A running time of two hours without intermission gives the audience no break from the taut, direct gaze of Dr. Vivian Bearing, university lecturer, Donne scholar, and stage-four ovarian-cancer patient. The audience is treated as Dr. Vivian's classroom of undergraduate students, an apt metaphor since she seems to have no real friends, only colleagues. The drama unfolds almost entirely in the cancer ward of the University Hospital Comprehensive Cancer Ward.

Eight other actors play a variety of characters who interact with Dr. Bearing through a series of flashbacks to her childhood and to her days as a student of Donne. But the play is dominated by Dr. Bearing, portrayed in this production by Jody Hovland, co-founder and co-artistic director of Riverside. Her mini-lectures about Donne's metaphysical poetry are juxtaposed with the harsher realities of modern cancer treatment.
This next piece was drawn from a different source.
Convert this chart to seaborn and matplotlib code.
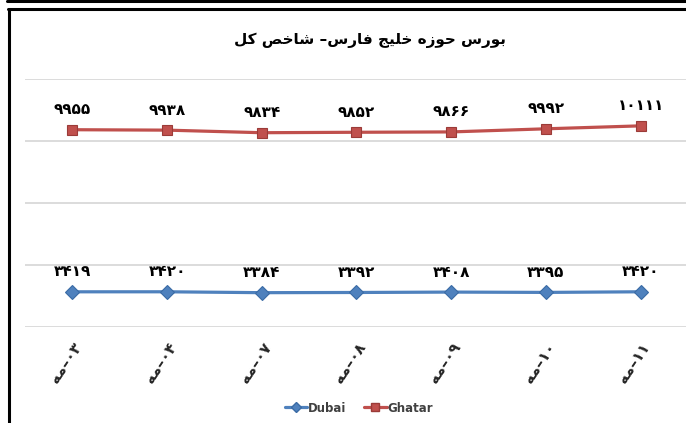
import matplotlib
matplotlib.use("Agg")
import matplotlib.pyplot as plt
import pandas as pd
import seaborn as sns
from matplotlib.lines import Line2D

# Data
days = ["۰۳", "۰۴", "۰۷", "۰۸", "۰۹", "۱۰", "۱۱"]
month = "مه"
dubai = [3419, 3420, 3384, 3392, 3408, 3395, 3420]
ghatar = [9955, 9938, 9834, 9852, 9866, 9992, 10111]
series_names = ["Dubai", "Ghatar"]
title = "بورس حوزه خلیج فارس– شاخص کل"

# Minimal Persian shaping (matplotlib has no RTL / contextual forms)
FORMS = {
    "ا": ("\uFE8D", "\uFE8E"), "د": ("\uFEA9", "\uFEAA"), "ر": ("\uFEAD", "\uFEAE"),
    "ز": ("\uFEAF", "\uFEB0"), "و": ("\uFEED", "\uFEEE"),
    "ب": ("\uFE8F", "\uFE90", "\uFE91", "\uFE92"),
    "ج": ("\uFE9D", "\uFE9E", "\uFE9F", "\uFEA0"),
    "ح": ("\uFEA1", "\uFEA2", "\uFEA3", "\uFEA4"),
    "خ": ("\uFEA5", "\uFEA6", "\uFEA7", "\uFEA8"),
    "س": ("\uFEB1", "\uFEB2", "\uFEB3", "\uFEB4"),
    "ش": ("\uFEB5", "\uFEB6", "\uFEB7", "\uFEB8"),
    "ص": ("\uFEB9", "\uFEBA", "\uFEBB", "\uFEBC"),
    "ف": ("\uFED1", "\uFED2", "\uFED3", "\uFED4"),
    "ل": ("\uFEDD", "\uFEDE", "\uFEDF", "\uFEE0"),
    "م": ("\uFEE1", "\uFEE2", "\uFEE3", "\uFEE4"),
    "ه": ("\uFEE9", "\uFEEA", "\uFEEB", "\uFEEC"),
    "ی": ("\uFBFC", "\uFBFD", "\uFBFE", "\uFBFF"),
    "ک": ("\uFB8E", "\uFB8F", "\uFB90", "\uFB91"),
}


def shape(text):
    out = []
    for i, c in enumerate(text):
        if c not in FORMS:
            out.append(c)
            continue
        prev = text[i - 1] if i > 0 else ""
        nxt = text[i + 1] if i < len(text) - 1 else ""
        jp = prev in FORMS and len(FORMS[prev]) == 4
        jn = len(FORMS[c]) == 4 and nxt in FORMS
        f = FORMS[c]
        if jp and jn:
            out.append(f[3])
        elif jp:
            out.append(f[1])
        elif jn:
            out.append(f[2])
        else:
            out.append(f[0])
    return "".join(out)[::-1]


def fa_num(v):
    return str(v).translate(str.maketrans("0123456789", "۰۱۲۳۴۵۶۷۸۹"))


labels = [shape(month) + "–" + d for d in days]

df = pd.DataFrame({
    "date": labels * 2,
    "value": dubai + ghatar,
    "series": [series_names[0]] * len(dubai) + [series_names[1]] * len(ghatar),
})

sns.set_style("white")
plt.rcParams["font.family"] = ["DejaVu Sans"]

fig = plt.figure(figsize=(6.86, 4.23), dpi=100)
ax = fig.add_axes([25 / 686, 1 - 327 / 423, 663 / 686, 248 / 423])

colors = {"Dubai": "#4F81BD", "Ghatar": "#C0504D"}
sns.lineplot(data=df, x="date", y="value", hue="series", style="series",
             markers={"Dubai": "D", "Ghatar": "s"}, dashes=False, sort=False,
             palette=colors, linewidth=2.3, markersize=7.5, ax=ax, legend=False)
for line, edge in zip(ax.lines, ["#3A6BA5", "#9B3B38"]):
    line.set_markeredgecolor(edge)
    line.set_markeredgewidth(0.8)
ax.lines[0].set_markersize(7)

# data labels
for name, vals in [("Dubai", dubai), ("Ghatar", ghatar)]:
    for i, v in enumerate(vals):
        ax.annotate(fa_num(v), (i, v), xytext=(0, 9), textcoords="offset points",
                    ha="center", va="bottom", fontsize=11, fontweight="bold",
                    color="black")

ax.set_xlim(-0.5, len(labels) - 0.5)
ax.set_ylim(2000, 12000)
ax.set_yticks([2000, 4500, 7000, 9500, 12000])
ax.set_yticklabels([])
ax.grid(axis="y", color="#D9D9D9", linewidth=1.3)
ax.grid(axis="x", visible=False)
for s in ax.spines.values():
    s.set_visible(False)
ax.tick_params(axis="both", length=0)
ax.set_xlabel("")
ax.set_ylabel("")
plt.setp(ax.get_xticklabels(), rotation=56, ha="right", rotation_mode="anchor",
         fontsize=11, fontweight="bold")
ax.tick_params(axis="x", pad=9)

fig.text(370 / 686, 1 - 40 / 423, shape(title), ha="center", va="center",
         fontsize=11, fontweight="bold", color="black")

handles = [Line2D([], [], color=colors["Dubai"], marker="D", markersize=5,
                  markeredgecolor="#3A6BA5", linewidth=2.3),
           Line2D([], [], color=colors["Ghatar"], marker="s", markersize=6,
                  markeredgecolor="#9B3B38", linewidth=2.3)]
fig.legend(handles, series_names, loc="center", bbox_to_anchor=(359 / 686, 1 - 408 / 423),
           ncol=2, frameon=False, handlelength=1.9, handletextpad=0.1, columnspacing=1.5,
           prop={"size": 8.5, "weight": "bold"}, labelcolor="#404040")

# outer frame lines
fig.add_artist(Line2D([7 / 686, 1], [1 - 1.5 / 423] * 2, color="black", linewidth=2.2))
fig.add_artist(Line2D([8 / 686, 1], [1 - 9 / 423] * 2, color="black", linewidth=2.2))
fig.add_artist(Line2D([9 / 686] * 2, [0, 1 - 9 / 423], color="black", linewidth=2.2))

fig.savefig("out.png", dpi=100)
She slowly realizes that her own unfeeling and disdainful attitude toward undergraduates is fully matched by the antiseptic, objective medical clinician's treatment of cancer victims. Her conversations with one of her primary physicians, a research fellow, reveal all of the flaws in both systems, medical and educational.

And yet it is the humor that makes this play so compelling.

Donne's sonnets and the "wit," or irony, contained within them illuminate this woman's battle against ovarian cancer and the toll extreme chemotherapy takes on the patient it hopes to cure ... and sometimes ends up killing instead. By the end of the play, Dr. Bearing just longs for a simple word of kindness and the human touch of her favorite nurse.

The inevitable conclusion left the entire audience silent for a full minute, a tribute to the heroic struggle played dramatically and humorously by Hovland and an excellent supporting cast. This is a play for the strong of heart who seek meaningful contemporary drama that informs, illuminates, and educates, not just entertains.

As a production, Wit succeeds on all levels. See it.